My young son is just beginning to talk. He has two favorite words. These are two words we encourage all children to say. They are, as we say “magic words.” Those words are “thank you.”
And this is a problem.
You see, he says thank you whenever you hand him something. He even goes beyond that; he even says thank you whenever he hands you something. And when he tackles his sisters, pulls their hair and takes their toys, he says “thank you” too. It’s hard to discipline the little squirt when he’s so polite.

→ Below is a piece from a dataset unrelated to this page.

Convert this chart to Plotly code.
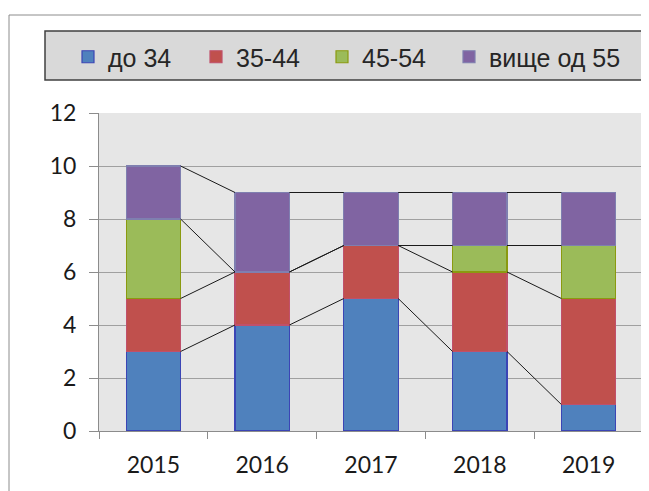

It goes to show that politeness goes a long way. I should know, because I certainly have a long way to go. For example, I’m never quite sure, on social occasions, if I should wear my black tie or my white tie. Of course I’m kidding. That’s ridiculous. I never attend social occasions.
Occasionally I’ll go to a restaurant where they have more than one fork. Which one do you use? Well, I’m telling you. The waiters don’t know. The people you are eating with don’t know. Nobody in the restaurant knows. In fact, the forks sometimes look exactly the same. There are multiple courses at these restaurants, but they only consist of “salad” and “not salad.” So go ahead, use whatever fork you want. No one will mind.
I was trained to open doors for ladies, but now that’s looked down upon because it might make the ladies look weak. So if we open the door, we are male chauvinists. But if we don’t open the door, we don’t appreciate women, and so we are male chauvinists. Sometimes, we men just can’t win. I’m sure this was someone’s master plan.
I do open the door for my wife. And it’s not because I think she is weak. I mean, she is hauling a toddler, a purse, a diaper bag, a Minnie Mouse backpack, a Hello Kitty backpack, and the hand of another toddler. Opening the door is the least I could do. Seriously.
There’s sometimes talk about the improprieties of the rising generation, which not only doesn’t know proper etiquette, but also seems a little clueless that such rules ever existed. Their fancy dinners have only one fork, one spoon, and a knife wrapped up in a paper napkin. How are we ever going to teach them to stand when someone enters a room or take their hat off indoors? Those rules were still around when I was younger, and I at least knew them even if I didn’t always follow them.
However, a generations cluelessness is pretty common, and doesn’t last forever. But I have to say this about the rising generation, the children of today: except for a few bad apples, etiquette is out, and niceness is in. They don’t know how to keep the conversation only to the weather, or even have a complete conversation that is not on a screen, but when called upon to care, they do, deeply. If they see a way to do good in the world, they do it.
My young son can take a lesson from them. Etiquette is not enough to excuse bad behavior, like saying “thank you” after taking something that is not yours. Luckily, I think he’ll figure it out in time. Most people do.